One of television's recognizable faces, ABC News Supreme Court correspondent, Jan Crawford Greenburg, visited Pepperdine University School of Law on Thursday, Feb. 1, for a discussion and signing of her new book Supreme Conflict: The Inside Story of the Struggle for Control of the United States Supreme Court

The embargoed book was released just prior to the event on Jan. 23.

After twelve years of covering the Supreme Court, Greenburg has seen firsthand the inner workings of the least public of our three branches of government. On Feb. 1, she sat down with four of the nation's most respected constitutional scholars: Jonathan Varat, Jesse Choper, Professor Doug Kmiec, and Dean Ken Starr for a provocative conversation about her book.

Topics such as the Anthony Kennedy substitute for right-fielder Robert Bork were addressed, and numerous nomination questions were raised.

In the book, Greenburg picks up the story with the Rehnquist Court which, despite having seven Republican nominees, proved deeply disappointing to conservatives hoping to reverse decades of progressive rulings on key social issues.

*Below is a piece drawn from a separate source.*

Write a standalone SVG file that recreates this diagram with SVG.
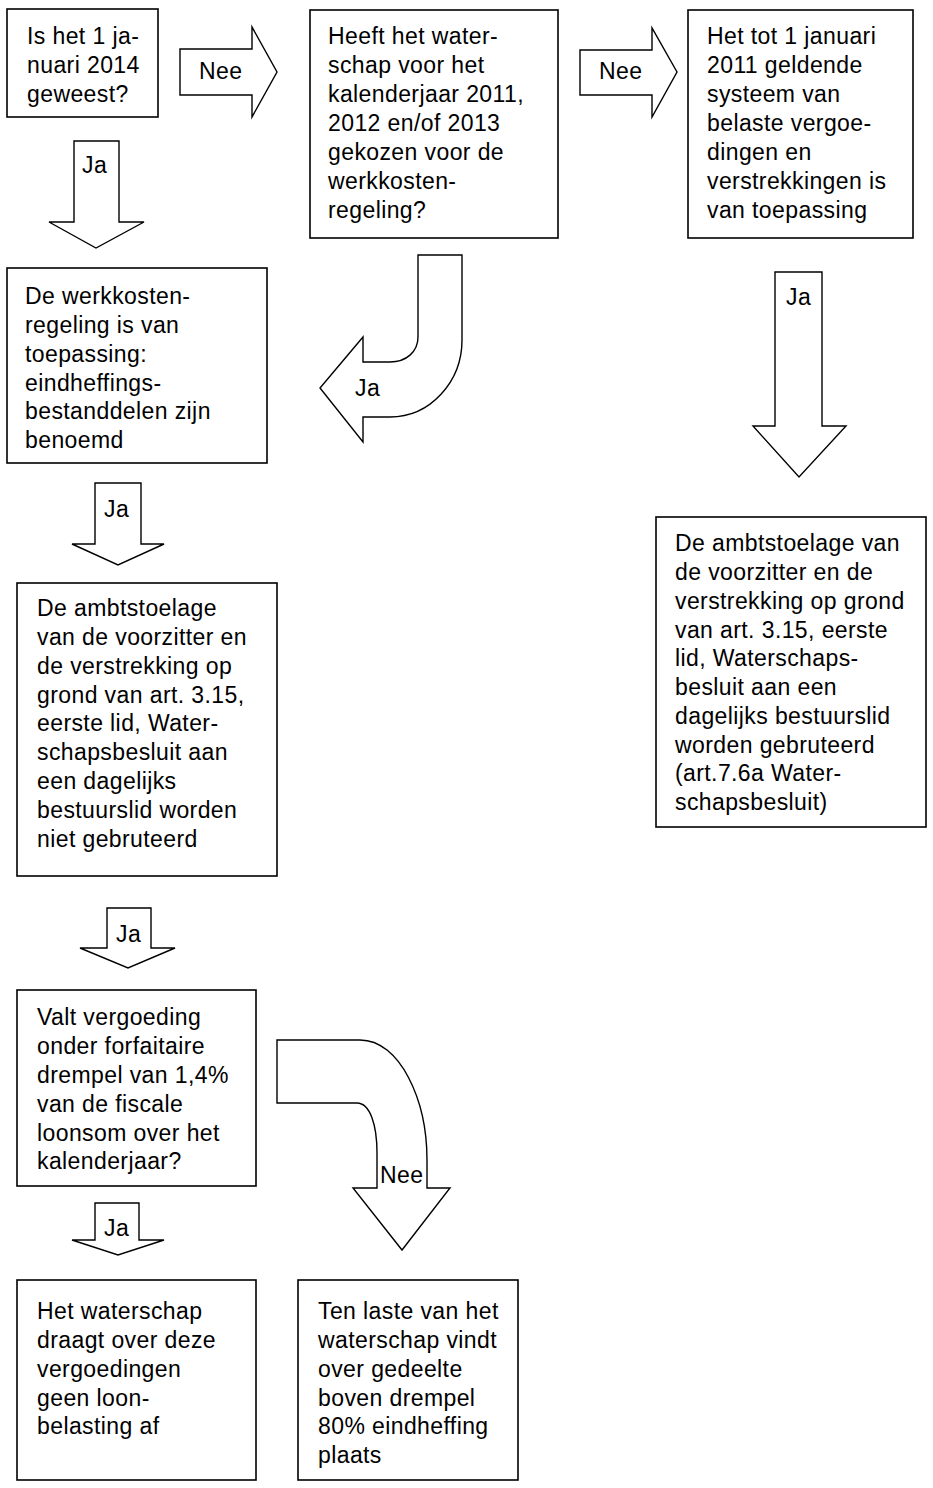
<svg xmlns="http://www.w3.org/2000/svg" width="933" height="1488" viewBox="0 0 933 1488">
<style>
.box{fill:#fff;stroke:#000;stroke-width:1.6}
.arr{fill:#fff;stroke:#000;stroke-width:1.4;stroke-linejoin:miter}
text{font-family:"Liberation Sans",Arial,sans-serif;font-size:23px;letter-spacing:0.4px;fill:#000}
</style>
<rect width="933" height="1488" fill="#fff"/>
<g id="connectors">
<g id="a1"><path class="arr" d="M180,49 L252,49 L252,27 L277,72 L252,117 L252,95 L180,95 Z"/><text x="199" y="79">Nee</text></g>
<g id="a2"><path class="arr" d="M580,50 L652,50 L652,28 L677,72 L652,117 L652,95 L580,95 Z"/><text x="599" y="79">Nee</text></g>
<g id="a3"><path class="arr" d="M74,141 L119,141 L119,222 L144,222 L96,248 L49,222 L74,222 Z"/><text x="82" y="173">Ja</text></g>
<g id="a4"><path class="arr" d="M418,255 L462,255 L462,340 C462,382 430,417 390,417 L363,417 L363,442 L320,388 L363,337 L363,362 L390,362 C406,362 418,352 418,337 Z"/><text x="355" y="396">Ja</text></g>
<g id="a5"><path class="arr" d="M775,272 L822,272 L822,426 L846,426 L799,477 L753,426 L775,426 Z"/><text x="786" y="305">Ja</text></g>
<g id="a6"><path class="arr" d="M95,483 L141,483 L141,544 L164,544 L118,565 L72,544 L95,544 Z"/><text x="104" y="517">Ja</text></g>
<g id="a7"><path class="arr" d="M107,908 L151,908 L151,948 L175,948 L128,968 L80,948 L107,948 Z"/><text x="116" y="942">Ja</text></g>
<g id="a8"><path class="arr" d="M277,1040 L360,1040 C400,1040 427,1100 427,1160 L427,1188 L450,1188 L402,1250 L353,1188 L377,1188 L377,1153 C377,1125 370,1103 357,1103 L277,1103 Z"/><text x="380" y="1183">Nee</text></g>
<g id="a9"><path class="arr" d="M95,1203 L139,1203 L139,1240 L164,1240 L118,1255 L72,1240 L95,1240 Z"/><text x="104" y="1236">Ja</text></g>
</g>
<g id="n1"><rect class="box" x="7" y="9" width="151" height="108"/>
<text><tspan x="27" y="44">Is het 1 ja-</tspan><tspan x="27" y="73">nuari 2014</tspan><tspan x="27" y="102">geweest?</tspan></text></g>
<g id="n2"><rect class="box" x="310" y="10" width="248" height="228"/>
<text><tspan x="328" y="44">Heeft het water-</tspan><tspan x="328" y="73">schap voor het</tspan><tspan x="328" y="102">kalenderjaar 2011,</tspan><tspan x="328" y="131">2012 en/of 2013</tspan><tspan x="328" y="160">gekozen voor de</tspan><tspan x="328" y="189">werkkosten-</tspan><tspan x="328" y="218">regeling?</tspan></text></g>
<g id="n3"><rect class="box" x="688" y="10" width="225" height="228"/>
<text><tspan x="707" y="44">Het tot 1 januari</tspan><tspan x="707" y="73">2011 geldende</tspan><tspan x="707" y="102">systeem van</tspan><tspan x="707" y="131">belaste vergoe-</tspan><tspan x="707" y="160">dingen en</tspan><tspan x="707" y="189">verstrekkingen is</tspan><tspan x="707" y="218">van toepassing</tspan></text></g>
<g id="n4"><rect class="box" x="7" y="268" width="260" height="195"/>
<text><tspan x="25" y="304">De werkkosten-</tspan><tspan x="25" y="333">regeling is van</tspan><tspan x="25" y="362">toepassing:</tspan><tspan x="25" y="391">eindheffings-</tspan><tspan x="25" y="419">bestanddelen zijn</tspan><tspan x="25" y="448">benoemd</tspan></text></g>
<g id="n5"><rect class="box" x="17" y="583" width="260" height="293"/>
<text><tspan x="37" y="616">De ambtstoelage</tspan><tspan x="37" y="645">van de voorzitter en</tspan><tspan x="37" y="674">de verstrekking op</tspan><tspan x="37" y="703">grond van art. 3.15,</tspan><tspan x="37" y="731">eerste lid, Water-</tspan><tspan x="37" y="760">schapsbesluit aan</tspan><tspan x="37" y="789">een dagelijks</tspan><tspan x="37" y="818">bestuurslid worden</tspan><tspan x="37" y="847">niet gebruteerd</tspan></text></g>
<g id="n6"><rect class="box" x="17" y="990" width="239" height="196"/>
<text><tspan x="37" y="1025">Valt vergoeding</tspan><tspan x="37" y="1054">onder forfaitaire</tspan><tspan x="37" y="1083">drempel van 1,4%</tspan><tspan x="37" y="1112">van de fiscale</tspan><tspan x="37" y="1141">loonsom over het</tspan><tspan x="37" y="1169">kalenderjaar?</tspan></text></g>
<g id="n7"><rect class="box" x="17" y="1280" width="239" height="200"/>
<text><tspan x="37" y="1319">Het waterschap</tspan><tspan x="37" y="1348">draagt over deze</tspan><tspan x="37" y="1377">vergoedingen</tspan><tspan x="37" y="1406">geen loon-</tspan><tspan x="37" y="1434">belasting af</tspan></text></g>
<g id="n8"><rect class="box" x="298" y="1280" width="220" height="200"/>
<text><tspan x="318" y="1319">Ten laste van het</tspan><tspan x="318" y="1348">waterschap vindt</tspan><tspan x="318" y="1377">over gedeelte</tspan><tspan x="318" y="1406">boven drempel</tspan><tspan x="318" y="1434">80% eindheffing</tspan><tspan x="318" y="1463">plaats</tspan></text></g>
<g id="n9"><rect class="box" x="656" y="517" width="270" height="310"/>
<text><tspan x="675" y="551">De ambtstoelage van</tspan><tspan x="675" y="580">de voorzitter en de</tspan><tspan x="675" y="609">verstrekking op grond</tspan><tspan x="675" y="638">van art. 3.15, eerste</tspan><tspan x="675" y="666">lid, Waterschaps-</tspan><tspan x="675" y="695">besluit aan een</tspan><tspan x="675" y="724">dagelijks bestuurslid</tspan><tspan x="675" y="753">worden gebruteerd</tspan><tspan x="675" y="781">(art.7.6a Water-</tspan><tspan x="675" y="810">schapsbesluit)</tspan></text></g>
</svg>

Greenburg breaks news in her revelations about the effect of Chief Justice Rehnquist's illness on the process, on the truth behind Harriet Miers' disastrous nomination and how it was really scuttled, and on how decades of bruising battles led to the triumph of the conservative agenda with the appointment of two of its leading judicial exponents.

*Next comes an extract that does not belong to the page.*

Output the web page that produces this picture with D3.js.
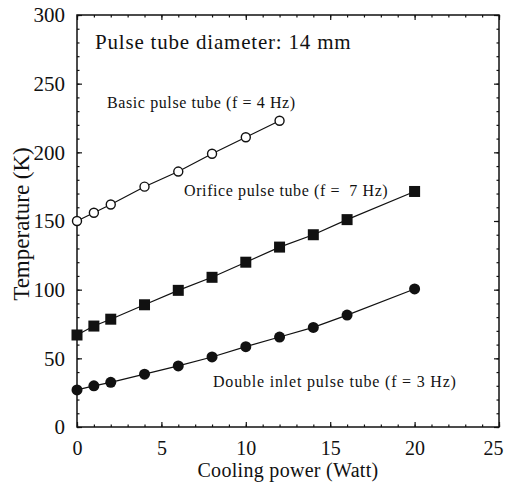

Supreme Conflict gives fresh perspectives across the entire sweep of its story, from the conservative movement's early fumbles with the nominations of justices Anthony Kennedy and David Souter to its crowning successes with the appointments of justices Roberts and Alito.

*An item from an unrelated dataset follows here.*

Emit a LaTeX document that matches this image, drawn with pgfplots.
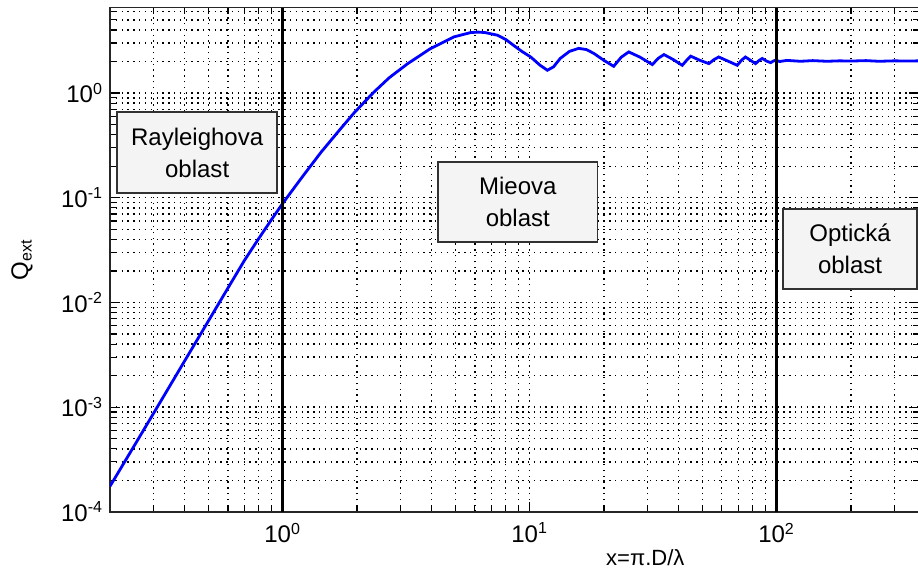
\documentclass[border=0pt]{standalone}
\usepackage{fontspec}
\setmainfont{Liberation Sans}
\usepackage{pgfplots}
\pgfplotsset{compat=1.18}
\definecolor{boxfill}{RGB}{244,244,244}
\definecolor{boxdraw}{RGB}{50,50,50}
\begin{document}
\begin{tikzpicture}
\begin{axis}[
  scale only axis, width=404pt, height=252pt,
  xmode=log, ymode=log,
  xmin=0.2, xmax=376, ymin=1e-4, ymax=6.56,
  xtick={1,10,100},
  xticklabels={10\textsuperscript{0},10\textsuperscript{1},10\textsuperscript{2}},
  ytick={1e-4,1e-3,1e-2,1e-1,1},
  yticklabels={10\textsuperscript{-4},10\textsuperscript{-3},10\textsuperscript{-2},10\textsuperscript{-1},10\textsuperscript{0}},
  minor xtick={0.2,0.3,0.4,0.5,0.6,0.7,0.8,0.9,2,3,4,5,6,7,8,9,20,30,40,50,60,70,80,90,200,300},
  minor ytick={2e-4,3e-4,4e-4,5e-4,6e-4,7e-4,8e-4,9e-4,2e-3,3e-3,4e-3,5e-3,6e-3,7e-3,8e-3,9e-3,2e-2,3e-2,4e-2,5e-2,6e-2,7e-2,8e-2,9e-2,0.2,0.3,0.4,0.5,0.6,0.7,0.8,0.9,2,3,4,5,6},
  grid=both,
  major grid style={black, line width=0.7pt, dash pattern=on 0.7pt off 2.2pt},
  minor grid style={black, line width=0.7pt, dash pattern=on 0.7pt off 2.2pt},
  tick align=inside,
  major tick length=5pt, minor tick length=3pt,
  tick style={black, line width=0.6pt},
  axis line style={line width=0.9pt, black!85},
  tick label style={font=\fontsize{12}{14}\selectfont},
  xticklabel style={yshift=-2pt},
  every axis x label/.style={at={(axis description cs:0.662,-0.091)}, anchor=center, font=\fontsize{11}{13}\selectfont},
  every axis y label/.style={at={(axis description cs:-0.109,0.5)}, rotate=90, anchor=center, font=\fontsize{12}{14}\selectfont},
  xlabel={x=π.D/λ},
  ylabel={Q\textsubscript{ext}},
]
\addplot[blue, line width=1.4pt] table {
x y
0.2 1.76e-4
0.25 4.24e-4
0.3 8.73e-4
0.35 1.61e-3
0.4 2.74e-3
0.5 6.64e-3
0.6 1.37e-2
0.7 2.52e-2
0.8 4.08e-2
0.9 6.16e-2
1.0 8.83e-2
1.2 0.158
1.43 0.272
1.7 0.444
1.95 0.65
2.34 1.02
2.7 1.40
3.2 1.9
3.97 2.66
4.94 3.44
5.77 3.78
6.2 3.82
6.6 3.78
7.4 3.57
8.0 3.25
8.6 2.86
9.3 2.50
10.1 2.21
11.0 1.85
11.8 1.65
12.5 1.78
13.3 2.14
14.5 2.5
15.8 2.67
17.0 2.6
18.2 2.39
20.0 2.05
21.9 1.80
23.5 2.2
25.2 2.47
28.0 2.2
31.4 1.87
33.2 2.15
35.0 2.33
38.0 2.1
41.5 1.84
43.2 2.05
44.9 2.25
49 2.05
53.2 1.91
55.7 2.08
58.3 2.21
63.5 2.02
69.3 1.84
72 2.05
74.8 2.21
78.5 2.05
82.2 1.91
85 2.05
87.5 2.14
91 2.02
94.6 1.95
97 2.02
99.1 2.06
103 2.00
110 2.05
125 2.01
140 2.04
160 2.01
180 2.03
200 2.02
230 2.04
260 2.01
300 2.03
340 2.02
376 2.03
};
\addplot[black, line width=1.4pt] coordinates {(1,1e-4) (1,6.56)};
\addplot[black, line width=1.4pt] coordinates {(100,1e-4) (100,6.56)};
\node[draw=boxdraw, fill=boxfill, line width=0.8pt, minimum width=80pt, minimum height=40.5pt, align=center, inner sep=0pt, font=\fontsize{12}{16}\selectfont] at (rel axis cs:0.1077,0.7126) {Rayleighova\\oblast};
\node[draw=boxdraw, fill=boxfill, line width=0.8pt, minimum width=79.5pt, minimum height=40pt, align=center, inner sep=0pt, font=\fontsize{12}{16}\selectfont] at (rel axis cs:0.5043,0.6145) {Mieova\\oblast};
\node[draw=boxdraw, fill=boxfill, line width=0.8pt, minimum width=67pt, minimum height=40pt, align=center, inner sep=0pt, font=\fontsize{12}{16}\selectfont] at (rel axis cs:0.9152,0.5207) {Optická\\oblast};
\end{axis}
\pgfresetboundingbox
\path[use as bounding box] ([shift={(-55pt,-28pt)}]current axis.south west) rectangle ([shift={(-0.3pt,3.75pt)}]current axis.north east);
\end{tikzpicture}
\end{document}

Cokie Roberts, news analyst for ABC and NPR, and author of Founding Mothers, says, "Jan Crawford Greenburg draws back the veil on the least public of the three branches of government. Taking us from inside the conference room where the Supreme Court decides its cases, to inside the homes of the High Court's newest members as they learned of their selection by the president, Supreme Conflict provides riveting reading about an institution that has a profound impact on all of our lives."

More praise for Supreme Conflict comes from Bob Schieffer, Chief Washington Correspondent for CBS News. Schieffer says, "Jan Crawford Greenburg raises the curtain on the Supreme Court and shows us things we have never seen before. We get the inside story on how the President's own people sabotaged his effort to put Harriet Miers on the Court. We find out how the relationships the justices forge behind the scenes affect the decisions they hand down and we get new insight into how they reached the decision that led to George W. Bush becoming President in 2000. I can't remember a book where I found out more inside information about anything. This is a masterpiece of reporting that should establish Jan Crawford Greenburg as the preeminent reporter covering the Supreme Court and the law."

Jan Crawford Greenburg is a correspondent for ABC News who covers law and politics for World News Tonight, Nightline, Good Morning America, and This Week with George Stephanopoulos. She previously served as the Supreme Court analyst for the NewsHour with Jim Lehrer on PBS and Face the Nation on CBS, and was the chief legal affairs writer for the Chicago Tribune. She has covered the Supreme Court for twelve years, and has had extensive interviews with nine of its justices. With high-level sources inside the White House, in the Justice Department, and on Capitol Hill, Greenburg has gained unique access to the leading players in the confirmation battles. She is a graduate of the University of Chicago Law School and has an undergraduate degree from the University of Alabama.